In the blindness of her panic as she ran, she did not see that the black car, driven erratically but keeping a safe distance, was following her.
21
After driving for several minutes through the labyrinth of the Royal South London Hospital grounds, Lynn halted the Peugeot in frustration in the driveway outside the Emergency entrance, as the way ahead was barred by a metal barrier. It was just after half past nine in the evening.
‘Jesus!’ she said, exasperated. ‘How the hell is anyone supposed to find their way around here?’
It was the same every time; they always got lost here. Construction work was going on constantly and the liver unit was never in the same building twice – at least, that was how it seemed to her. And since the last time, a good two years ago, the whole traffic layout appeared to have changed.

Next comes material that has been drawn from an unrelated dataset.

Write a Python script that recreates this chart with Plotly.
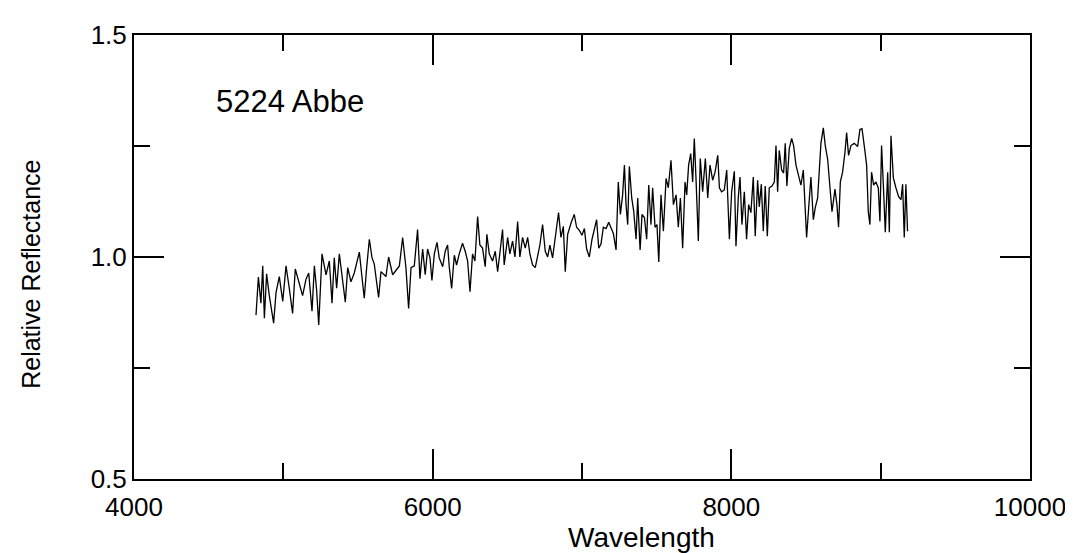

She stared around in frustration at the institutional-looking buildings surrounding them. Tall monoliths, a mish-mash of architectural styles. Close to the car was a barrage of red, yellow and pale green signs and she had to strain to read them in the glow from the street lighting. None contained the name of the wing she was looking for, the Rosslyn Wing, which she had been told to access via the Bannerman Wing.
‘Must be in the wrong place,’ Caitlin said, without looking up from her texting.
‘Is that what you think?’ Lynn asked, more good-humouredly than she felt.
‘Uh huh. Like, if we were in the right place, we’d be there, wouldn’t we?’ She tapped her keys in furious concentration.
Despite her tiredness and her fear and her frustration, Lynn found herself grinning at her daughter’s curious logic. ‘Yes,’ she said. ‘Quite right.’
‘I’m always right. Just have to ask me. I’m like the Oracle.’
‘Perhaps the Oracle could tell me which way to go now.’
‘I think you’ll have to start by reversing.’
Lynn backed a short distance, then stopped alongside more signs. Hopgood Wing, she read. Golden Jubilee Wing. Main Hospital Entrance. Variety Club Children’s Outpatients. ‘Where the hell is Bannerman?’
Caitlin looked up from her texting. ‘Chill, woman. It’s like a television game, you know?’
‘I hate it when you say that!’
‘What, television game?’ Caitlin teased.
‘Chill, woman! OK? I don’t like it when you say that.’
‘Yep, well, you are so stressed. You’re stressing me.’
Lynn looked behind her and began reversing again.
‘Life’s a game,’ Caitlin said.
‘A game? What do you mean?’
‘It’s a game. You win – you live, you lose – you die.’
Lynn brought the car to a sudden halt and turned to face Caitlin. ‘Is that what you really think, darling?’
‘Yep! They’ve hidden my new liver somewhere in this complex. We have to find it! If I find it in time, I live. If I don’t, tough shit!’
Lynn giggled. She put an arm around Caitlin’s shoulders and pulled her close, kissing her head, breathing in the scents of her hair shampoo and gel. ‘God, I love you so much, darling.’